I was hoping he might be willing to talk about other things, including the invasion of Iraq that had been launched a year before and was already turning into deadly chaos.
To the angst of Tony Blair and Bush, there had been no sign of the weapons of mass destruction they claimed were controlled by Saddam Hussein, and had used as their primary justification for the war that would kill hundreds of thousands of people and devastate the country
[The Carters broke with tradition and walked down Pennsylvania Avenue during the 1977 inaugural parade. Image: Courtesy Wikimedia Commons]
Over the course of a half-hour interview, Carter would give my story, denouncing Blair and Bush for a war “based on lies”.
It was among the first criticisms of its kind at the time and earned my article a spot on The Independents’s front page.
At the time, I was pretty pleased with myself. Over the years what has stuck with me more that getting that “scoop”, is the experience of meeting the former president, dressed in a blazer and tie, and sitting in the lobby of the Carter Center as sun poured in through the window.
He was attentive, interested and respectful, and had a wonderful smile.
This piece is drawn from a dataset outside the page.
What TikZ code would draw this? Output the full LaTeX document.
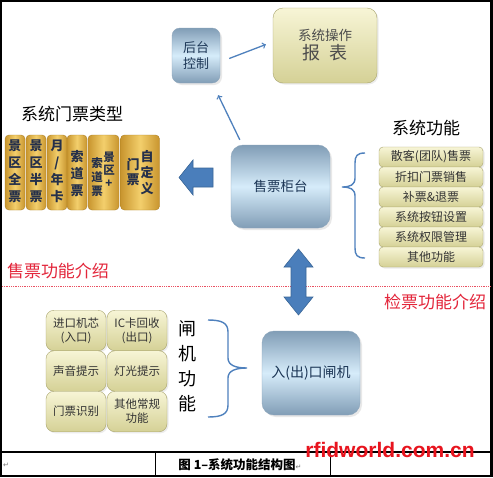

When the interview was over he said: “I’ve enjoyed our conversation.”
Jimmy Carter was no saint.
In the days since his death at the age 100, people have recalled him as someone who did not suffer fools gladly, and was often angry if he did not get his way.
The writer, Lawrence Wright, who penned a play about the 1978 Camp David Accords brokered by Carter and President Anwar Sadat of Egypt, and Menachem Begin, the Israeli Prime Minister, said he benefited from the presence of his wife of more than 70 years, Rosalynn, who died in 2023 at the age of 96.
She was among the few who call talk to her husband with “unvarnished candour” and “unsparing insight”.
But if that was Carter’s worst fault - to think rather too highly of himself as he set about trying to make the world a better place - he feels like someone we’d gladly swap for many of the global leaders we have right now.